Repositioning Makes 1031 Powerful


If you have an older, low-efficiency property in a stagnating submarket, a 1031 lets you sell it and move the equity into a higher-performing asset — newer construction, better location, higher rent-to-price ratio — without triggering the tax event. Done repeatedly over a career, this is how investors build substantial portfolios without writing large tax checks at each transition.


Exiting Real Estate Makes 1031 Irrelevant


If your goal is to get out of investment real estate entirely, the 1031 is not helpful — it requires reinvestment in real property. In this case, your analysis is straightforward: calculate the after-tax net proceeds of a sale, compare them to the after-tax income stream from continued holding, and decide which path better serves your financial goals.


The Information You Need Before You Decide


"The investors who make bad hold-sell decisions are almost always the ones who didn't have the full picture. They had the purchase price and the current value. They didn't have the true current cash flow, the deferred maintenance liability, or the tax consequences of selling."


Build a True Current P&L


Before you make any decision, construct a real profit and loss statement for the past 12 months. Not gross rent. Gross rent minus vacancy, minus actual management fees, minus actual maintenance (not a reserve estimate — actual dollars spent), minus insurance, minus property taxes, minus any HOA fees. The number that comes out is your actual annual return on equity.

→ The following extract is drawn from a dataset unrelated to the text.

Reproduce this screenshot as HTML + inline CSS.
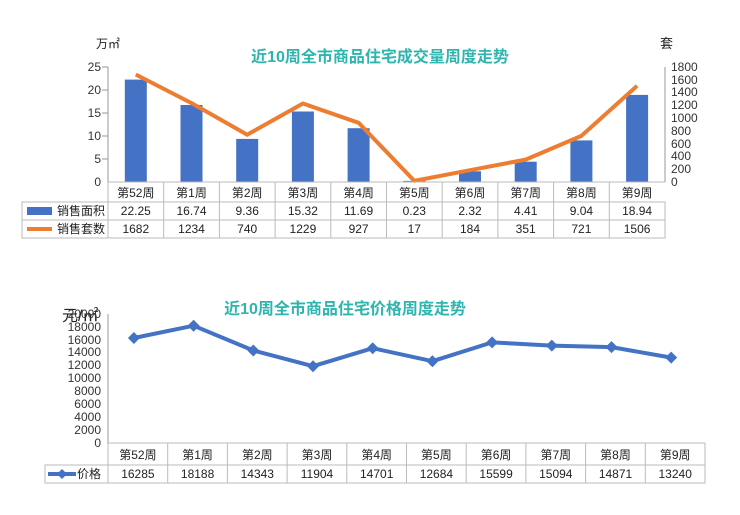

Get a Current Market Valuation


Not a Zillow estimate. A broker price opinion from a local agent who knows the submarket, or a full appraisal if the stakes are high enough. The difference between a $430,000 and $460,000 valuation has significant implications for both the hold and sell analysis.


Model the Tax Consequences Before You Commit


Run your sale scenario through your accountant before you list. Understand your adjusted cost basis, your depreciation recapture liability, and your capital gains exposure. Understand what a 1031 would require in terms of replacement property value. Make the decision with the after-tax numbers in front of you — not the gross sale price.


The hold-sell-refinance question deserves as much rigor as the original acquisition decision. The market has moved significantly in Northern Colorado over the past several years. Your original analysis may be outdated. The right answer today may be different from the right answer when you first purchased — and that is not a bad thing. It is a reason to revisit the numbers with fresh eyes.